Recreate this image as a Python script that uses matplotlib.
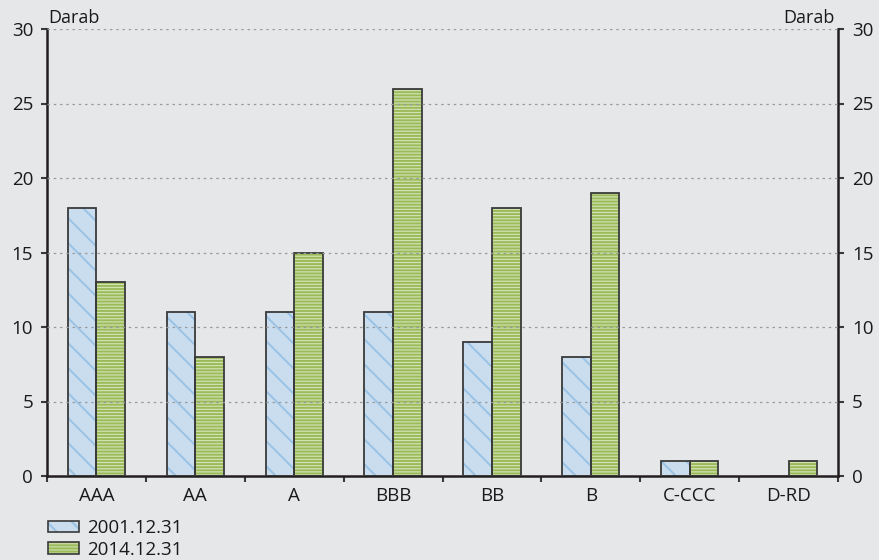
import matplotlib
matplotlib.use("Agg")
import matplotlib.pyplot as plt
import numpy as np
from matplotlib.patches import Patch

categories = ["AAA", "AA", "A", "BBB", "BB", "B", "C-CCC", "D-RD"]
series_2001 = [18, 11, 11, 11, 9, 8, 1, 0]
series_2014 = [13, 8, 15, 26, 18, 19, 1, 1]
labels = ["2001.12.31", "2014.12.31"]
y_ticks = [0, 5, 10, 15, 20, 25, 30]

DPI = 150
k = 100 / DPI  # sizes below are thought of as points at 100 dpi
plt.rcParams['font.family'] = ['Open Sans', 'DejaVu Sans']

bg = "#E6E7E9"
blue_fill, blue_hatch = "#CADDEF", "#9CC3E5"
green_fill, green_hatch = "#D3E2B6", "#9BBB59"
edge = "#3a3a3a"
txt = "#1a1a1a"
H_BLUE = "\\\\"
H_GREEN = "-" * 8
LW_BLUE = 1.5 * k
LW_GREEN = 1.4 * k

fig = plt.figure(figsize=(879 / DPI, 560 / DPI), dpi=DPI, facecolor=bg)
ax = fig.add_axes([47/879, 1-476/560, (838-47)/879, (476-29)/560])
ax.set_facecolor(bg)

x = np.arange(len(categories))
w = 0.29

def hatched(hlw, **kw):
    with plt.rc_context({'hatch.linewidth': hlw}):
        p = Patch(**kw)
    if hasattr(p, "set_hatch_linewidth"):
        p.set_hatch_linewidth(hlw)
    return p

def draw(xpos, vals, fill, hcol, hatch, hlw):
    with plt.rc_context({'hatch.linewidth': hlw}):
        bars = ax.bar(xpos, vals, w, color=fill, edgecolor=hcol, hatch=hatch, linewidth=0, zorder=2)
    for b in bars:
        if hasattr(b, "set_hatch_linewidth"):
            b.set_hatch_linewidth(hlw)
    ax.bar(xpos, vals, w, color="none", edgecolor=edge, linewidth=1.3 * k, zorder=3)

draw(x - w/2, series_2001, blue_fill, blue_hatch, H_BLUE, LW_BLUE)
draw(x + w/2, series_2014, green_fill, green_hatch, H_GREEN, LW_GREEN)

ax.set_xlim(-0.5, len(categories) - 0.5)
ax.set_ylim(0, 30)
ax.set_yticks(y_ticks)
for yv in y_ticks[1:]:
    ax.axhline(yv, color="#9A9A9A", linestyle=(0, (2, 3)), linewidth=0.9 * k, zorder=4)

ax.set_xticks(np.arange(len(categories) + 1) - 0.5, minor=False)
ax.set_xticklabels([])
ax.set_xticks(x, minor=True)
ax.set_xticklabels(categories, minor=True, fontsize=13.5 * k, color=txt)
ax.tick_params(axis="x", which="minor", length=0, pad=8 * k)
ax.tick_params(axis="x", which="major", length=4 * k, width=1.5 * k, direction="out", color=edge)
ax.tick_params(axis="y", length=4 * k, width=1.5 * k, direction="out", color=edge, labelsize=13.5 * k,
               labelcolor=txt, pad=6 * k, right=True, labelright=True)

for s in ["left", "right", "bottom"]:
    ax.spines[s].set_linewidth(1.8 * k)
    ax.spines[s].set_color("#231f20")
ax.spines["top"].set_visible(False)

ax.text(0.002, 1.004, "Darab", transform=ax.transAxes, ha="left", va="bottom", fontsize=13 * k, color=txt)
ax.text(0.996, 1.004, "Darab", transform=ax.transAxes, ha="right", va="bottom", fontsize=13 * k, color=txt)

hb = (hatched(LW_BLUE, facecolor=blue_fill, edgecolor=blue_hatch, hatch=H_BLUE, linewidth=0),
      Patch(facecolor="none", edgecolor=edge, linewidth=1.2 * k))
hg = (hatched(LW_GREEN, facecolor=green_fill, edgecolor=green_hatch, hatch=H_GREEN, linewidth=0),
      Patch(facecolor="none", edgecolor=edge, linewidth=1.2 * k))

leg = fig.legend([hb, hg], labels, loc="upper left", bbox_to_anchor=(48/879, 1-519/560),
                 frameon=False, fontsize=13.5 * k, handlelength=1.65, handleheight=0.55,
                 labelspacing=0.2, handletextpad=0.45, borderpad=0, borderaxespad=0)
for t in leg.get_texts():
    t.set_color(txt)

fig.savefig("out.png", dpi=DPI, facecolor=bg)
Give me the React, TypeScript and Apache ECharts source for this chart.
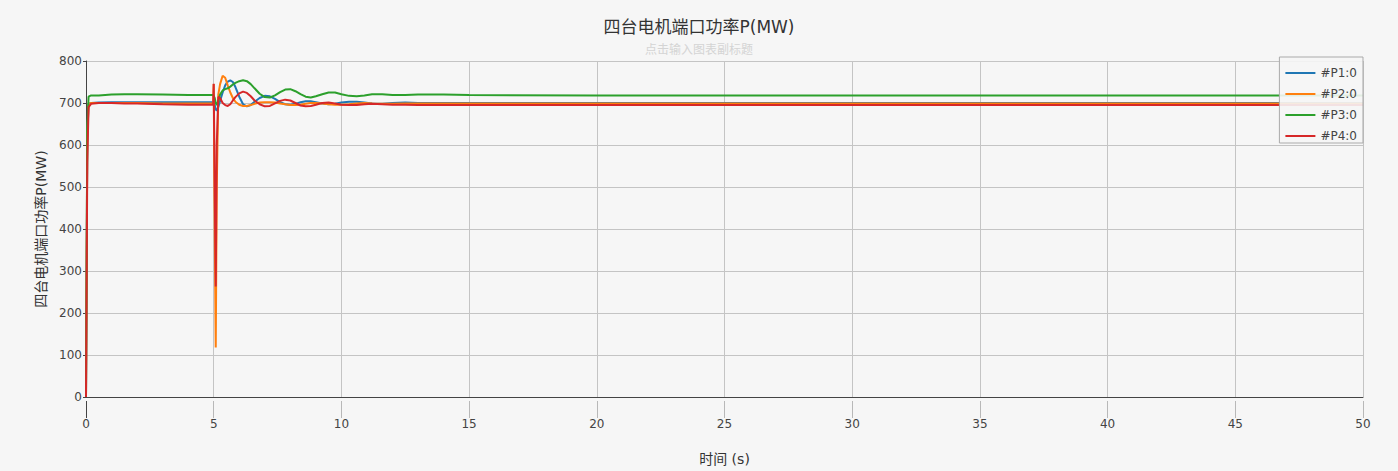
import React, { useEffect, useRef } from "react";
import * as echarts from "echarts";

const titleText = "四台电机端口功率P(MW)";
const subtitleText = "点击输入图表副标题";
const xAxisName = "时间 (s)";
const yAxisName = "四台电机端口功率P(MW)";
const seriesNames = ["#P1:0", "#P2:0", "#P3:0", "#P4:0"];
const seriesColors = ["#1f77b4", "#ff7f0e", "#2ca02c", "#d62728"];

const time = [
  0, 0.05, 0.1, 0.2, 0.5, 1, 1.5, 2, 3, 4, 4.98, 5.0, 5.04, 5.08, 5.12, 5.18, 5.25,
  5.35, 5.45, 5.55, 5.65, 5.75, 5.85, 6.0, 6.15, 6.3, 6.45, 6.6, 6.8, 7.0, 7.2,
  7.4, 7.6, 7.8, 8.0, 8.2, 8.4, 8.6, 8.8, 9.0, 9.25, 9.5, 9.75, 10.0, 10.3,
  10.6, 10.9, 11.2, 11.6, 12.0, 12.5, 13, 14, 15, 20, 30, 40, 50,
];

const p1 = [
  0, 620, 698, 700, 701, 702, 702, 702, 702, 702, 702, 702, 695, 685, 682, 690, 705,
  725, 742, 751, 754, 750, 738, 715, 697, 692, 695, 703, 712, 717, 716,
  710, 702, 697, 696, 698, 702, 704, 704, 702, 699, 697, 698, 701, 703,
  703, 701, 699, 698, 700, 701, 700, 700, 700, 700, 700, 700, 700,
];

const p2 = [
  0, 620, 698, 700, 700, 700, 700, 700, 699, 699, 699, 745, 400, 118, 500, 720, 745,
  765, 760, 742, 725, 712, 703, 696, 693, 693, 695, 698, 701, 702, 702,
  701, 699, 697, 695, 695, 696, 698, 700, 700, 699, 697, 696, 696, 697,
  699, 700, 699, 698, 698, 699, 699, 699, 699, 699, 699, 699, 699,
];

const p3 = [
  0, 640, 715, 718, 718, 720, 721, 721, 720, 719, 719, 719, 712, 700, 695, 705, 720,
  730, 733, 735, 739, 744, 748, 752, 754, 752, 745, 735, 722, 714, 713,
  718, 726, 732, 733, 728, 721, 715, 713, 716, 721, 725, 725, 721, 717,
  716, 718, 721, 721, 719, 719, 720, 720, 719, 718, 718, 718, 718,
];

const p4 = [
  0, 560, 690, 698, 700, 700, 699, 699, 697, 696, 696, 746, 500, 263, 600, 715, 712,
  700, 695, 693, 697, 706, 714, 723, 727, 724, 716, 706, 697, 692, 693,
  699, 705, 708, 706, 700, 694, 692, 693, 696, 700, 701, 699, 696, 695,
  695, 697, 698, 697, 696, 696, 695, 695, 695, 695, 695, 695, 695,
];

const seriesValues = [p1, p2, p3, p4];

const numFont = '"DejaVu Sans", Verdana, sans-serif';
const cjkFont = '"DejaVu Sans", "Noto Sans CJK SC", sans-serif';

const tickColors = ["#444", "#b8b8b8", "#b8b8b8", "#b8b8b8", "#b8b8b8", "#b8b8b8",
  "#b8b8b8", "#b8b8b8", "#b8b8b8", "#b8b8b8", "#b8b8b8"];

export default function App() {
  const ref = useRef<HTMLDivElement>(null);

  useEffect(() => {
    document.body.style.margin = "0";
    if (!ref.current) return;
    const chart = echarts.init(ref.current, undefined, { renderer: "svg" });
    chart.setOption({
      animation: false,
      backgroundColor: "#f6f6f6",
      title: {
        text: titleText,
        subtext: subtitleText,
        left: "center",
        top: 13,
        itemGap: 9,
        textStyle: {
          fontSize: 17,
          fontWeight: "normal",
          color: "#333",
          fontFamily: cjkFont,
        },
        subtextStyle: {
          fontSize: 12,
          color: "#d4d4d4",
          fontFamily: cjkFont,
        },
      },
      legend: {
        orient: "vertical",
        right: 35,
        top: 57,
        padding: [9, 6, 0, 6],
        itemGap: 7,
        itemWidth: 30,
        itemHeight: 2,
        icon: "rect",
        backgroundColor: "rgba(246,246,246,0.9)",
        borderColor: "#aaa",
        borderWidth: 1,
        borderRadius: 0,
        textStyle: { fontSize: 12, color: "#444", fontFamily: numFont, lineHeight: 14 },
        data: seriesNames,
      },
      grid: [
        { left: 86, right: 35, top: 61, bottom: 70, containLabel: false },
        { left: 86, right: 35, top: 401, height: 17, containLabel: false },
      ],
      xAxis: [
        {
          type: "value",
          gridIndex: 0,
          min: 0,
          max: 50,
          interval: 5,
          name: xAxisName,
          nameLocation: "middle",
          nameGap: 55,
          nameTextStyle: { fontSize: 14, color: "#333", fontFamily: cjkFont },
          axisLine: { show: true, onZero: false, lineStyle: { color: "#444", width: 1 } },
          axisTick: { show: false },
          axisLabel: { show: true, margin: 21, fontSize: 12, color: "#444", fontFamily: numFont },
          splitLine: { show: true, lineStyle: { color: "#c4c4c4", width: 1 } },
        },
        {
          type: "value",
          gridIndex: 1,
          min: 0,
          max: 50,
          interval: 5,
          axisLine: { show: false, onZero: false },
          axisTick: { show: false },
          axisLabel: { show: false },
          splitLine: { show: true, lineStyle: { color: tickColors, width: 1 } },
        },
      ],
      yAxis: [
        {
          type: "value",
          gridIndex: 0,
          min: 0,
          max: 800,
          interval: 100,
          name: yAxisName,
          nameLocation: "middle",
          nameGap: 34,
          nameTextStyle: { fontSize: 14, color: "#333", fontFamily: cjkFont },
          axisLine: { show: true, lineStyle: { color: "#444", width: 1 } },
          axisTick: { show: true, length: 3, lineStyle: { color: "#444" } },
          axisLabel: { margin: 4, fontSize: 12, color: "#444", fontFamily: numFont },
          splitLine: { show: true, lineStyle: { color: "#c4c4c4", width: 1 } },
        },
        {
          type: "value",
          gridIndex: 1,
          show: false,
          min: 0,
          max: 1,
        },
      ],
      series: seriesNames.map((name, i) => ({
        name,
        type: "line",
        symbol: "none",
        showSymbol: false,
        xAxisIndex: 0,
        yAxisIndex: 0,
        data: time.map((t, j) => [t, seriesValues[i][j]]),
        lineStyle: { color: seriesColors[i], width: 2 },
        itemStyle: { color: seriesColors[i] },
      })),
    });
    return () => chart.dispose();
  }, []);

  return <div ref={ref} style={{ width: 1398, height: 471 }} />;
}
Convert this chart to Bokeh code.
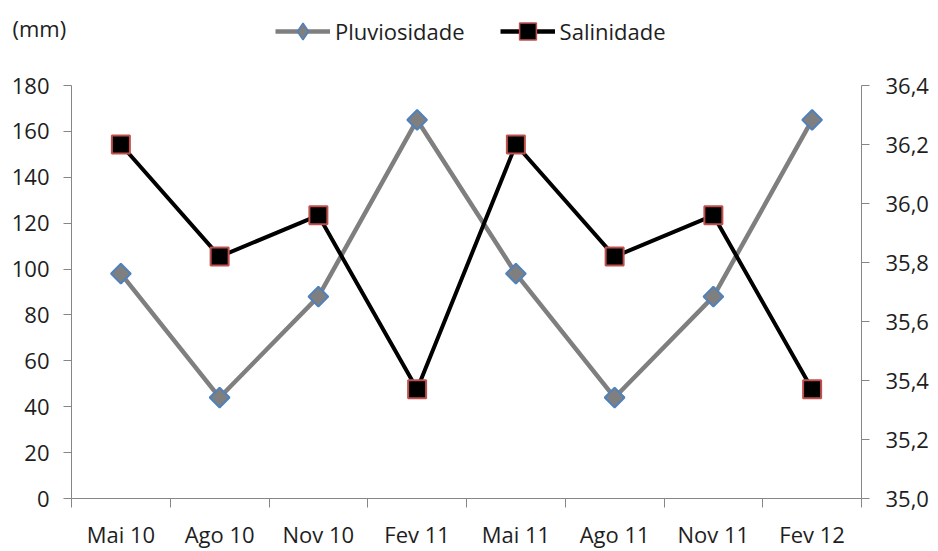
import numpy as np
from bokeh.plotting import figure
from bokeh.layouts import column
from bokeh.models import (Range1d, LinearAxis, FixedTicker, CustomJSTickFormatter,
                          Legend, LegendItem, Label, ColumnDataSource)
from bokeh.embed import file_html
from bokeh.resources import INLINE

# Sampling periods and measured series
periodos = ["Mai 10", "Ago 10", "Nov 10", "Fev 11", "Mai 11", "Ago 11", "Nov 11", "Fev 12"]
pluviosidade = [98, 44, 88, 165, 98, 44, 88, 165]          # mm
salinidade = [36.20, 35.82, 35.96, 35.37, 36.20, 35.82, 35.96, 35.37]
chuva_ticks = [0, 20, 40, 60, 80, 100, 120, 140, 160, 180]
sal_ticks = [35.0, 35.2, 35.4, 35.6, 35.8, 36.0, 36.2, 36.4]

FONT = "Open Sans"
FS = "22px"
TXT = "#1e1e1e"
AXC = "#868686"
GREY = "#7f7f7f"
BLUE = "#4f81bd"
RED = "#c0504d"

W = 938
HEAD = 70

# ---- header strip: unit label and legend ----
head = figure(width=W, height=HEAD, output_backend="svg", toolbar_location=None,
              x_range=Range1d(0, 1), y_range=Range1d(0, 1),
              x_axis_type=None, y_axis_type=None, min_border=0)
head.frame_align = False
head.outline_line_color = None
head.xgrid.visible = False
head.ygrid.visible = False

# swatch renderers only feed the legend; their point lies outside the visible range
swatch = ColumnDataSource(dict(x=[-5, -4], y=[-5, -4]))
hl1 = head.line("x", "y", source=swatch, line_color=GREY, line_width=4.5)
hm1 = head.scatter("x", "y", source=swatch, marker="diamond", size=16,
                   fill_color=GREY, line_color=BLUE, line_width=1.5)
hl2 = head.line("x", "y", source=swatch, line_color="black", line_width=4.5)
hm2 = head.scatter("x", "y", source=swatch, marker="square", size=18,
                   fill_color="black", line_color=RED, line_width=1.5)

legend = Legend(items=[LegendItem(label="Pluviosidade", renderers=[hl1, hm1]),
                       LegendItem(label="Salinidade", renderers=[hl2, hm2])],
                orientation="horizontal", location=(275, 18),
                glyph_width=55, glyph_height=42, spacing=35, padding=0, margin=0,
                label_standoff=5, label_text_font=FONT, label_text_font_size=FS,
                label_text_color=TXT, border_line_color=None, background_fill_alpha=0)
head.add_layout(legend, "center")

head.add_layout(Label(x=12, y=HEAD - 27, x_units="screen", y_units="screen", text="(mm)",
                      text_font=FONT, text_font_size=FS, text_color=TXT,
                      text_baseline="middle"))

# ---- main chart ----
# each period sits in the middle of its slot; slot borders carry the ticks
pos = [i + 0.5 for i in range(len(periodos))]
src = ColumnDataSource(dict(x=pos, chuva=pluviosidade, sal=salinidade))

p = figure(width=W, height=551 - HEAD, output_backend="svg", toolbar_location=None,
           x_range=Range1d(0, len(periodos)), y_range=Range1d(chuva_ticks[0], chuva_ticks[-1]),
           min_border_left=71, min_border_right=77, min_border_top=85 - HEAD, min_border_bottom=51,
           x_axis_type=None, y_axis_type=None)
p.frame_align = False
p.outline_line_color = None
p.xgrid.visible = False
p.ygrid.visible = False

p.extra_y_ranges = {"sal": Range1d(sal_ticks[0], sal_ticks[-1])}


def style_axis(ax, standoff):
    ax.axis_line_color = AXC
    ax.axis_line_width = 1
    ax.major_tick_line_color = AXC
    ax.major_tick_in = 0
    ax.major_tick_out = 8
    ax.minor_tick_line_color = None
    ax.major_label_text_font = FONT
    ax.major_label_text_font_size = FS
    ax.major_label_text_color = TXT
    ax.major_label_standoff = standoff


# left axis: rainfall
ax_l = LinearAxis(ticker=FixedTicker(ticks=chuva_ticks))
style_axis(ax_l, 14)
p.add_layout(ax_l, "left")

# right axis: salinity, decimal comma
ax_r = LinearAxis(y_range_name="sal", ticker=FixedTicker(ticks=sal_ticks),
                  formatter=CustomJSTickFormatter(code="return tick.toFixed(1).replace('.', ',')"))
style_axis(ax_r, 16)
p.add_layout(ax_r, "right")

# bottom axis: labels centred in the slots, tick marks on slot borders
ax_b = LinearAxis(ticker=FixedTicker(ticks=pos, minor_ticks=list(range(len(periodos) + 1))),
                  formatter=CustomJSTickFormatter(args=dict(labels=periodos),
                                                  code="return labels[Math.floor(tick)]"))
style_axis(ax_b, 11)
ax_b.major_tick_line_color = None
ax_b.major_tick_out = 9
ax_b.minor_tick_line_color = AXC
ax_b.minor_tick_in = 0
ax_b.minor_tick_out = 9
p.add_layout(ax_b, "below")

# rainfall series
p.line("x", "chuva", source=src, line_color=GREY, line_width=4.5)
p.scatter("x", "chuva", source=src, marker="square", angle=np.pi / 4, size=14,
          fill_color=GREY, line_color=BLUE, line_width=2)

# salinity series
p.line("x", "sal", source=src, y_range_name="sal", line_color="black", line_width=4)
p.scatter("x", "sal", source=src, y_range_name="sal", marker="square", size=18,
          fill_color="black", line_color=RED, line_width=2)

layout = column(head, p, spacing=0)
open("out.html", "w").write(file_html(layout, INLINE))
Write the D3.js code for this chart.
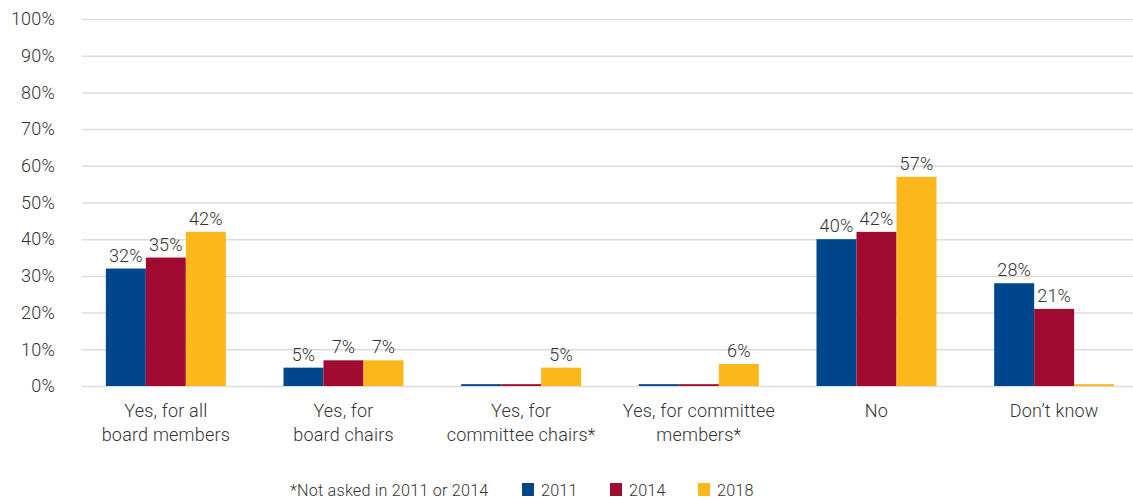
<!DOCTYPE html>
<html>
<head>
<meta charset="utf-8">
<script src="https://cdn.jsdelivr.net/npm/d3@7"></script>
<style>
  html, body { margin: 0; padding: 0; background: #fff; }
  svg text { font-family: Roboto, "Liberation Sans", sans-serif; font-weight: 300; font-size: 18px; letter-spacing: 0.2px; }
  svg text.legend { font-size: 16.2px; }
</style>
</head>
<body>
<svg id="chart" width="1133" height="500"></svg>
<script>
// Categories (two-line labels) and yearly series, in percent.
const categories = [
  ["Yes, for all", "board members"],
  ["Yes, for", "board chairs"],
  ["Yes, for", "committee chairs*"],
  ["Yes, for committee", "members*"],
  ["No"],
  ["Don\u2019t know"]
];
const years = ["2011", "2014", "2018"];
const values2011 = [32, 5, 0.5, 0.5, 40, 28];
const values2014 = [35, 7, 0.5, 0.5, 42, 21];
const values2018 = [42, 7, 5, 6, 57, 0.5];
const yTicks = [0, 10, 20, 30, 40, 50, 60, 70, 80, 90, 100];
const footnote = "*Not asked in 2011 or 2014";
const colors = ["#00468d", "#a20b31", "#fcb71a"];

const series = [values2011, values2014, values2018];
const svg = d3.select("#chart");

const y = d3.scaleLinear().domain([0, 100]).range([386, 19]);
const x = d3.scaleBand().domain(d3.range(categories.length)).range([77, 1143]);
const xs = d3.scaleBand().domain(d3.range(years.length)).range([0, 120]);

// Gridlines and y tick labels
const yAxis = d3.axisLeft(y).tickValues(yTicks).tickFormat(d => d + "%").tickSize(-1051).tickPadding(27);
const gAxis = svg.append("g").attr("transform", "translate(82,0)").call(yAxis);
gAxis.select(".domain").remove();
gAxis.selectAll(".tick line").attr("stroke", "#dcdcdc").attr("stroke-width", 1.5);
gAxis.selectAll(".tick text").attr("fill", "#333").attr("font-size", null).attr("font-family", null);

// Bars
const groups = svg.append("g").selectAll("g")
  .data(categories)
  .join("g")
  .attr("transform", (d, i) => `translate(${x(i) + x.bandwidth() / 2 - 60},0)`);

groups.selectAll("rect")
  .data((d, i) => series.map((s, k) => ({ k, v: s[i] })))
  .join("rect")
  .attr("x", d => xs(d.k))
  .attr("width", xs.bandwidth())
  .attr("y", d => y(d.v))
  .attr("height", d => y(0) - y(d.v))
  .attr("fill", d => colors[d.k]);

// Value labels (only for answered questions)
groups.selectAll("text.val")
  .data((d, i) => series.map((s, k) => ({ k, v: s[i] })).filter(d => d.v >= 1))
  .join("text")
  .attr("class", "val")
  .attr("x", d => xs(d.k) + xs.bandwidth() / 2)
  .attr("y", d => y(d.v) - 7)
  .attr("text-anchor", "middle")
  .attr("fill", "#333")
  .text(d => Math.round(d.v) + "%");

// Category labels
groups.append("text")
  .attr("text-anchor", "middle")
  .attr("fill", "#333")
  .selectAll("tspan")
  .data(d => d)
  .join("tspan")
  .attr("x", 60)
  .attr("y", (d, i) => 417 + i * 23.5)
  .text(d => d);

// Footnote and legend
const legend = svg.append("g");
legend.append("text")
  .attr("class", "legend")
  .attr("x", 290).attr("y", 496)
  .attr("fill", "#333")
  .text(footnote);
const legendX = [522, 610, 698];
years.forEach((yr, k) => {
  legend.append("rect").attr("x", legendX[k]).attr("y", 483).attr("width", 12).attr("height", 13).attr("fill", colors[k]);
  legend.append("text").attr("class", "legend").attr("x", legendX[k] + 19).attr("y", 496)
    .attr("fill", "#333").text(yr);
});
</script>
</body>
</html>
• • • • •
- _Written task_
Can the lines from the start of the records through the line with "LW_GREEN = 1.4 * k" be given again exactly, with the pictures left out?

- _Right answer_
Recreate this image as a Python script that uses matplotlib.
import matplotlib
matplotlib.use("Agg")
import matplotlib.pyplot as plt
import numpy as np
from matplotlib.patches import Patch

categories = ["AAA", "AA", "A", "BBB", "BB", "B", "C-CCC", "D-RD"]
series_2001 = [18, 11, 11, 11, 9, 8, 1, 0]
series_2014 = [13, 8, 15, 26, 18, 19, 1, 1]
labels = ["2001.12.31", "2014.12.31"]
y_ticks = [0, 5, 10, 15, 20, 25, 30]

DPI = 150
k = 100 / DPI  # sizes below are thought of as points at 100 dpi
plt.rcParams['font.family'] = ['Open Sans', 'DejaVu Sans']

bg = "#E6E7E9"
blue_fill, blue_hatch = "#CADDEF", "#9CC3E5"
green_fill, green_hatch = "#D3E2B6", "#9BBB59"
edge = "#3a3a3a"
txt = "#1a1a1a"
H_BLUE = "\\\\"
H_GREEN = "-" * 8
LW_BLUE = 1.5 * k
LW_GREEN = 1.4 * k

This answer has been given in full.